▶ _Set exercise_: Gather each line containing the string "code" from these entries.

▶ _Data records_:
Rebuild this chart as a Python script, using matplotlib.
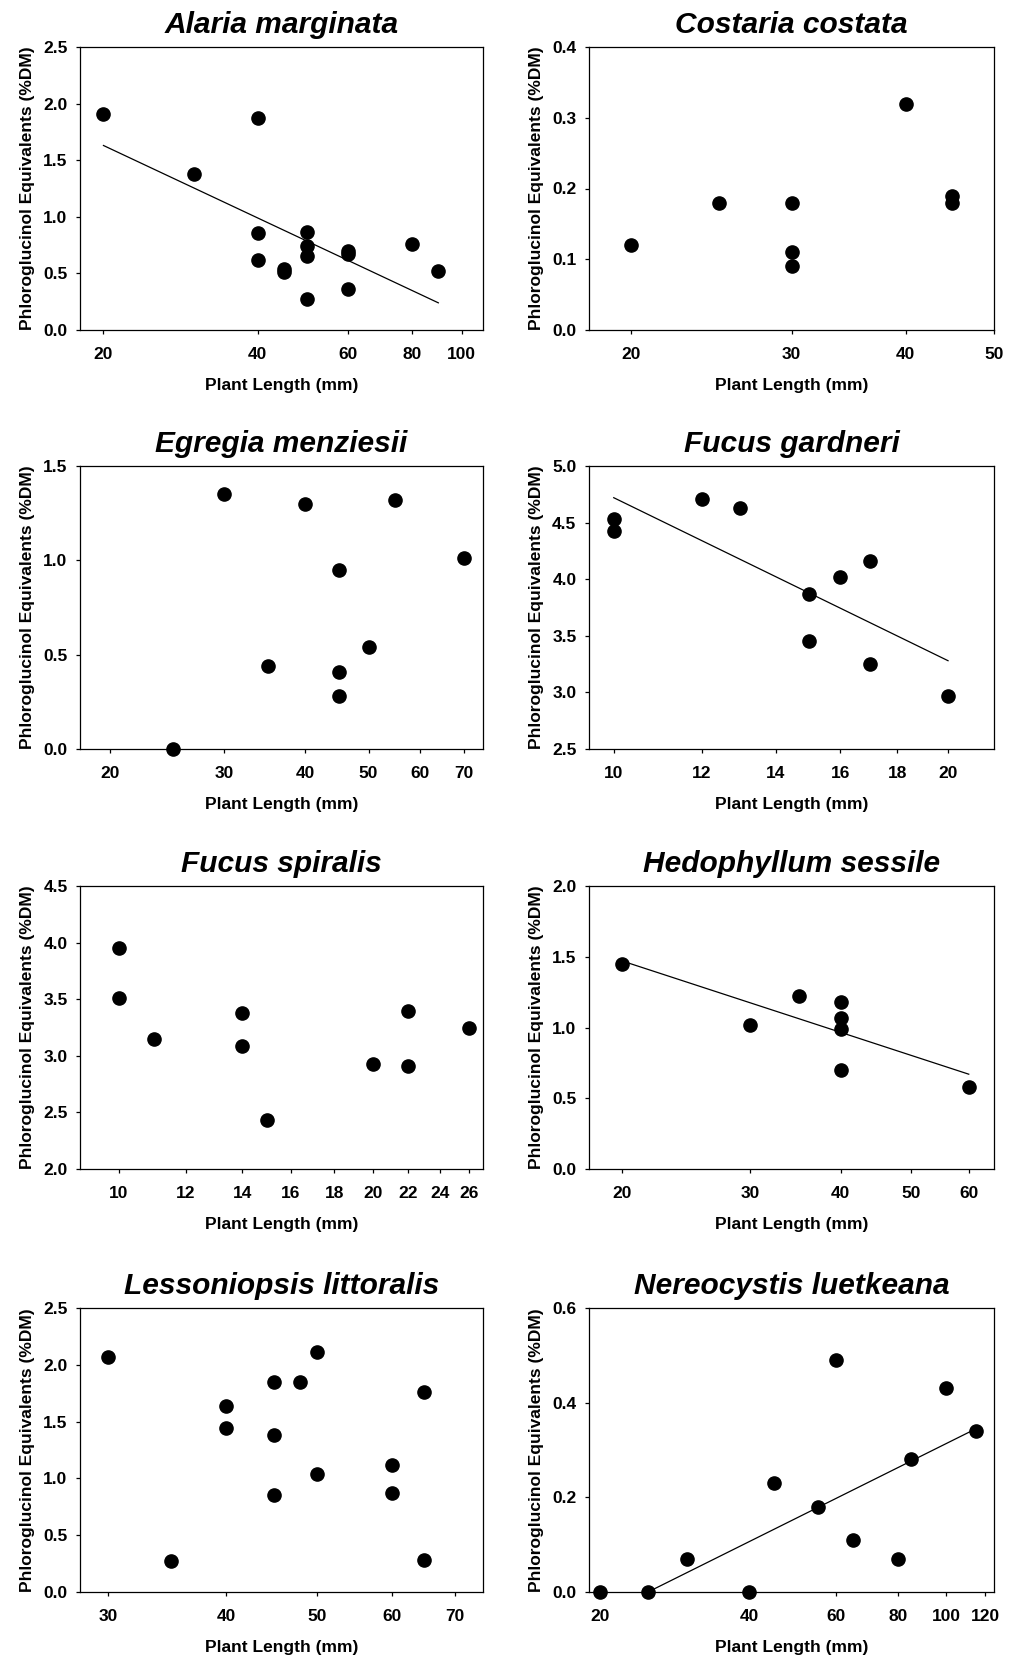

* * *

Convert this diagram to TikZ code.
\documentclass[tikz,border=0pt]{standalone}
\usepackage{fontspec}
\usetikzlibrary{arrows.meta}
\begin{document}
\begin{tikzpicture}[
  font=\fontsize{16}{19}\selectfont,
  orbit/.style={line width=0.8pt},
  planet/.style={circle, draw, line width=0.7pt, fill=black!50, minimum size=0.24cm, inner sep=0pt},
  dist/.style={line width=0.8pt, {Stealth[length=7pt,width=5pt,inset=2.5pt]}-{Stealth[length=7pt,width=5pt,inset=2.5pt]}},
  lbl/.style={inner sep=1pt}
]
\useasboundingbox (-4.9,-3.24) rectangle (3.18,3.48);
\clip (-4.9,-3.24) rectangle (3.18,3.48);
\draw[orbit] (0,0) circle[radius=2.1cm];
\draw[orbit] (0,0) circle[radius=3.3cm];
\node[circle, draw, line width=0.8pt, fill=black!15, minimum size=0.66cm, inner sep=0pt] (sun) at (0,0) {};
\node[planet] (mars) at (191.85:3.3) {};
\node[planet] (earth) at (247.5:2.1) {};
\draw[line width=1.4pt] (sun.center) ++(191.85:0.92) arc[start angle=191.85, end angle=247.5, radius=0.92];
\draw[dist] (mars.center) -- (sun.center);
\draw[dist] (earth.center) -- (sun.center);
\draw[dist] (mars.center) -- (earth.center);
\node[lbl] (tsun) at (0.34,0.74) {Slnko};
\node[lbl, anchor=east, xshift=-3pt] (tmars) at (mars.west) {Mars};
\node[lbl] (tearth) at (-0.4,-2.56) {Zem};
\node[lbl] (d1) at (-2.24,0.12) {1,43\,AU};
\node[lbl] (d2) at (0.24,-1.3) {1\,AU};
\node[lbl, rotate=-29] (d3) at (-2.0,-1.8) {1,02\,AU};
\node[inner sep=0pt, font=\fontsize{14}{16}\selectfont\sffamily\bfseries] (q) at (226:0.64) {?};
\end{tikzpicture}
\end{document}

---

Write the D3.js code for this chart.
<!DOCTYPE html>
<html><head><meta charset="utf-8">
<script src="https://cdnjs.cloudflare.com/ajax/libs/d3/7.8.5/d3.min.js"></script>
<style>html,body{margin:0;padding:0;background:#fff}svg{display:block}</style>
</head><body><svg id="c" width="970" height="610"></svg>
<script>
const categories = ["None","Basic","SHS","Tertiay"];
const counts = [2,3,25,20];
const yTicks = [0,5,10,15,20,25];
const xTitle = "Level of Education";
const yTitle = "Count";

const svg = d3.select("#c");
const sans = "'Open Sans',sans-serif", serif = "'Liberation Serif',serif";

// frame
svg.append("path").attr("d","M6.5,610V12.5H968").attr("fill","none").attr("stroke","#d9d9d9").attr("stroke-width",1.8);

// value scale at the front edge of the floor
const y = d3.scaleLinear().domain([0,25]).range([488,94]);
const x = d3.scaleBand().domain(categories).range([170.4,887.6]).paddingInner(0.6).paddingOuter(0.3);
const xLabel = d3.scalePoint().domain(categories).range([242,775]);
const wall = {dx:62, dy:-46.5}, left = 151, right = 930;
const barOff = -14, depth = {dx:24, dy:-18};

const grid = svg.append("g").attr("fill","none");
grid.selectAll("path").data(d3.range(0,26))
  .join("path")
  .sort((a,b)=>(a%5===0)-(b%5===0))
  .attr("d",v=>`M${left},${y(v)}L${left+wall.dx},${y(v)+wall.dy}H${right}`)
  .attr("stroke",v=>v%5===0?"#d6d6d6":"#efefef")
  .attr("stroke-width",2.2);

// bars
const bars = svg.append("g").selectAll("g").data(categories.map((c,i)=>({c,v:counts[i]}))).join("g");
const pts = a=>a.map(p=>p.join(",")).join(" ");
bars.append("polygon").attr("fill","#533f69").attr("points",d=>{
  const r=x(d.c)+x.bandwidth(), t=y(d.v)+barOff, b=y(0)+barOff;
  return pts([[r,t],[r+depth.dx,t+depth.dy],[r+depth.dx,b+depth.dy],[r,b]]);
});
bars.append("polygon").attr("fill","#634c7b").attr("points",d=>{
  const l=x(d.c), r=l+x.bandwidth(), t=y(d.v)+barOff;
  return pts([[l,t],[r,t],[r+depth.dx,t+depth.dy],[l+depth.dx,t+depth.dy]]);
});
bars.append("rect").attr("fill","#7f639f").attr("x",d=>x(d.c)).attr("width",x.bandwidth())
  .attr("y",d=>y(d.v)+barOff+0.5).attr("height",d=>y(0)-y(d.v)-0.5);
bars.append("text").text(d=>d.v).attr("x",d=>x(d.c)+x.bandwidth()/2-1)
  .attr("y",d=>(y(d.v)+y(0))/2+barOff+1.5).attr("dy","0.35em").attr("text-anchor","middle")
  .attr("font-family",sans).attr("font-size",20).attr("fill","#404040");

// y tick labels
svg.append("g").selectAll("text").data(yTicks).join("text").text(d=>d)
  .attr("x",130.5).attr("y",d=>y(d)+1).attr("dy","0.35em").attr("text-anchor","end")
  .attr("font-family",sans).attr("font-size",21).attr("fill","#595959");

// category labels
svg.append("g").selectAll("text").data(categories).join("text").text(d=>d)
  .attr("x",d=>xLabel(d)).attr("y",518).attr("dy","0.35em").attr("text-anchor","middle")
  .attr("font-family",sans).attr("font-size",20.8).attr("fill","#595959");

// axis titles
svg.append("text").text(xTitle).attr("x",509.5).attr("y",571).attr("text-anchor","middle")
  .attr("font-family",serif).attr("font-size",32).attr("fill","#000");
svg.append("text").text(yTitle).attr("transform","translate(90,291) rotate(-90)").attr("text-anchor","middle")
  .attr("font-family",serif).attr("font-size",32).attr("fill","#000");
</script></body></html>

▶ _Answer for the task_:
Convert this diagram to TikZ code.
Write the D3.js code for this chart.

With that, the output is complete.